:: GIVEN INFORMATION ::

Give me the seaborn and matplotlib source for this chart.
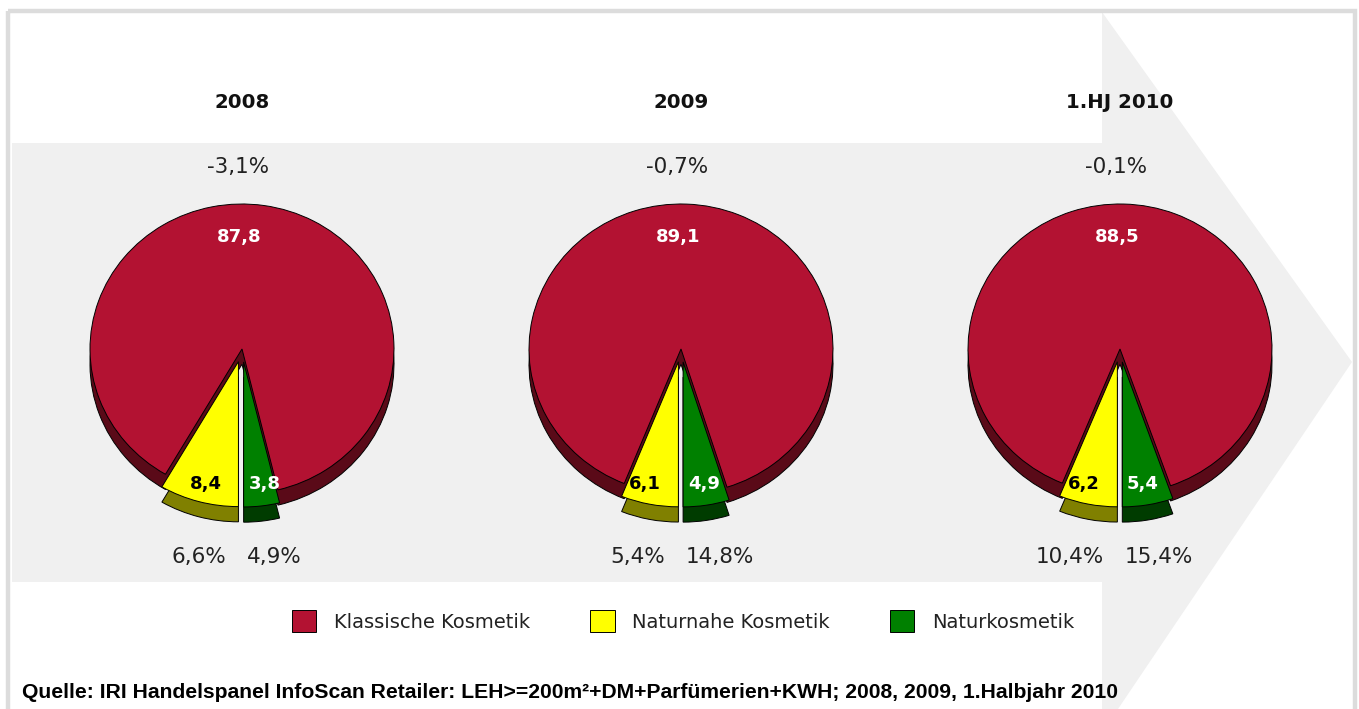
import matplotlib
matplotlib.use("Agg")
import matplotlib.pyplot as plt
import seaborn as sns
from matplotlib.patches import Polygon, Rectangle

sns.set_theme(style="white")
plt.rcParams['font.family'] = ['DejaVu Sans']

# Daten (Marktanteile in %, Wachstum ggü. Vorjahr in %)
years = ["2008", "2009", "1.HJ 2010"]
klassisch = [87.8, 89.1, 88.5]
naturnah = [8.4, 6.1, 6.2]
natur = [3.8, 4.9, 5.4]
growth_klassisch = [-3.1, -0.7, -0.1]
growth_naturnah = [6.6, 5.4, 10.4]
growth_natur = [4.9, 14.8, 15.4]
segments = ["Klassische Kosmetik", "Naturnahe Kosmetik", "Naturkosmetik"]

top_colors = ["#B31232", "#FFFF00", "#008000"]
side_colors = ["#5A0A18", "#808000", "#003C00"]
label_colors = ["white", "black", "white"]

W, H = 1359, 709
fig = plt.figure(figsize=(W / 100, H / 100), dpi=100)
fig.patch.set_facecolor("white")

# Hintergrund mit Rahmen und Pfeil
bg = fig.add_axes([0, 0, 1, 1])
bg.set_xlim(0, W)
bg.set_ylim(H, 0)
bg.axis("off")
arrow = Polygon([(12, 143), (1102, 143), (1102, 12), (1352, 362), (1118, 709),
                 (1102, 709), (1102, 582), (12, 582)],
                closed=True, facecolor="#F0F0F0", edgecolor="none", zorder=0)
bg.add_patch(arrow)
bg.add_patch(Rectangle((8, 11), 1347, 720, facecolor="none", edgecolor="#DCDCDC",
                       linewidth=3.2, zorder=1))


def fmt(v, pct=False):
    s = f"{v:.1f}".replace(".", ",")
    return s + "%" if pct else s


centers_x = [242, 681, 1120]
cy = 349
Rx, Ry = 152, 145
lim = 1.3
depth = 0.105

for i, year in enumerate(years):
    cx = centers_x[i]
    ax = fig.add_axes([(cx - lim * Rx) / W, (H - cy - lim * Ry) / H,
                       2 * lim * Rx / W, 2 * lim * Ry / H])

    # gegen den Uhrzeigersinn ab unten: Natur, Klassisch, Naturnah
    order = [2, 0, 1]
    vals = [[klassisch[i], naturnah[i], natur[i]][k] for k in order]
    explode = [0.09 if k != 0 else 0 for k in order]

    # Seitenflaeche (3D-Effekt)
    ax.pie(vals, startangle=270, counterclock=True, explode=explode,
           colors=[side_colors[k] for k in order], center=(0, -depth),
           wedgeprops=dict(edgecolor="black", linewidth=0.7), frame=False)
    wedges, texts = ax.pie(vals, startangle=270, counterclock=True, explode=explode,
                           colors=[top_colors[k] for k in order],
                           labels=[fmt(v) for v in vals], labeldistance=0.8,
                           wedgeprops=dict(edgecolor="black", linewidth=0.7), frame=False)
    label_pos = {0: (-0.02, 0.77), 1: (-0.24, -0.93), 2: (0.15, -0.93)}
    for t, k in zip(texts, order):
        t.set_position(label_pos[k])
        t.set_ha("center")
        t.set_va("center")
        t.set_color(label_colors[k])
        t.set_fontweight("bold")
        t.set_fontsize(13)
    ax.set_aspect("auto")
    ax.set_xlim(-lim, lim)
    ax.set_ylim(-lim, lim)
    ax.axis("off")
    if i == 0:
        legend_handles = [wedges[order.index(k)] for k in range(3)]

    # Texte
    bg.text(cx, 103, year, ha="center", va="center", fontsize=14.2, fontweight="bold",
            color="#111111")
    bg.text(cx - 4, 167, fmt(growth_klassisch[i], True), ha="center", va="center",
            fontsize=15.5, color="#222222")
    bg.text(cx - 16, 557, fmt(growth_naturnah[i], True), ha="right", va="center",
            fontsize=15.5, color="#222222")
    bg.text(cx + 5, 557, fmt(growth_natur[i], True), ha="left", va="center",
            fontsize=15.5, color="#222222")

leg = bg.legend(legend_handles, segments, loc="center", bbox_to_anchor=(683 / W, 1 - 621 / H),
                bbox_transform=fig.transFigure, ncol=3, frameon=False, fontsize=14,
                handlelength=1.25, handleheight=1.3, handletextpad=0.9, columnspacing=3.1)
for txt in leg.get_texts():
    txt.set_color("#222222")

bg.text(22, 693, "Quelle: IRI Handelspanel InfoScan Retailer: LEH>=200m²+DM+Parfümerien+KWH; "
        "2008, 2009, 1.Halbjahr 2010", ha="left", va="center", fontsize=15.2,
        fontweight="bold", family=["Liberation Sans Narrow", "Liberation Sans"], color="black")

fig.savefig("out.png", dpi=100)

:::
:: GIVEN INFORMATION ::

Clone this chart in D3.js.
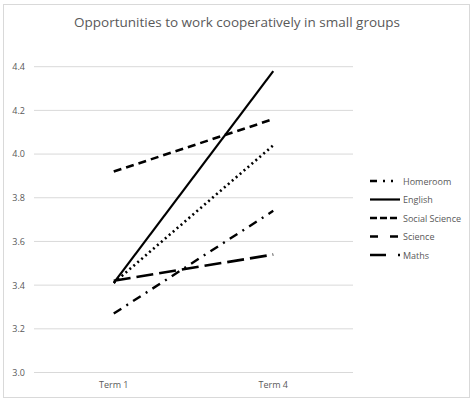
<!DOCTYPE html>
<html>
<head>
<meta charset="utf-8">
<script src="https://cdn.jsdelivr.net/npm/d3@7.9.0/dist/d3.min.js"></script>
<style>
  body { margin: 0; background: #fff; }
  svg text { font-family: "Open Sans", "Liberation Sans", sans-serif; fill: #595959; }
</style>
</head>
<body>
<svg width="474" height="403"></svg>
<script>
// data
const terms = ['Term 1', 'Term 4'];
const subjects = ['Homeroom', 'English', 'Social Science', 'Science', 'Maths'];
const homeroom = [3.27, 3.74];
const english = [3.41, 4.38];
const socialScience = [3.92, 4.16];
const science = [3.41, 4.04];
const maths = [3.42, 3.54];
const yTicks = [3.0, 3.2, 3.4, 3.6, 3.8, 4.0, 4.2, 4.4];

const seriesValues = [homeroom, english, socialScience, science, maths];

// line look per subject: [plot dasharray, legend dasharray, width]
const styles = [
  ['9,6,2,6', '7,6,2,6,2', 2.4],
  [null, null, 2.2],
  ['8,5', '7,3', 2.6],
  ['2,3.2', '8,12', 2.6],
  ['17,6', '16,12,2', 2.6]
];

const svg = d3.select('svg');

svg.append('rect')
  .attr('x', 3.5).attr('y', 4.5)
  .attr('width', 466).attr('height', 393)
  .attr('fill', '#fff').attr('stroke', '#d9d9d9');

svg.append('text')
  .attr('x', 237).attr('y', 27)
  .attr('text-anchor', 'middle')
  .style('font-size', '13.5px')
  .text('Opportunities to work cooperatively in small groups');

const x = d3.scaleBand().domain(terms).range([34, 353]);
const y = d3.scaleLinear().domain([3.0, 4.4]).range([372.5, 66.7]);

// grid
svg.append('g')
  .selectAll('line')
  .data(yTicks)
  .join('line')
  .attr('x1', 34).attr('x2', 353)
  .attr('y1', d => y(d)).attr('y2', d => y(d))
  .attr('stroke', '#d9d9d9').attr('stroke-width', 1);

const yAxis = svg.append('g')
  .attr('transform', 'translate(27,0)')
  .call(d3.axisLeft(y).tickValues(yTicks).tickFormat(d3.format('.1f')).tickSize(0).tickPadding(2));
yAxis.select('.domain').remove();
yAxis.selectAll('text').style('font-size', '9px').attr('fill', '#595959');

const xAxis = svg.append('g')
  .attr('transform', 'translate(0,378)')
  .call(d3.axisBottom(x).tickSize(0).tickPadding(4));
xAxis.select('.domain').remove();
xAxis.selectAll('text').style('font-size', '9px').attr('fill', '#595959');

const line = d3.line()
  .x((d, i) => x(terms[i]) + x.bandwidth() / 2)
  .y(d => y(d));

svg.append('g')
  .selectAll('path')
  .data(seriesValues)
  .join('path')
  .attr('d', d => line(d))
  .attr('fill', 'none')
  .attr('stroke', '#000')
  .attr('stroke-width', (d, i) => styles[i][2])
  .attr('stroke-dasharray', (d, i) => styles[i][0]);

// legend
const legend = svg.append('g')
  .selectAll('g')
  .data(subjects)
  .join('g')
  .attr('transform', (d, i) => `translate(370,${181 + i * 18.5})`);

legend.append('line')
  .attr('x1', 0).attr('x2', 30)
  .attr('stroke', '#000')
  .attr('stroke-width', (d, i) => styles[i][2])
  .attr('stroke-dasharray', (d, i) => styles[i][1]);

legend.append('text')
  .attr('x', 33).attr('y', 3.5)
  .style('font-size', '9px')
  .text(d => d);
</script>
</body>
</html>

:::

WHAT YOU NEED TO DO:
For the data above, state how many lines contain "seaborn"; the number is the whole answer.

WRITTEN SOLUTION:
2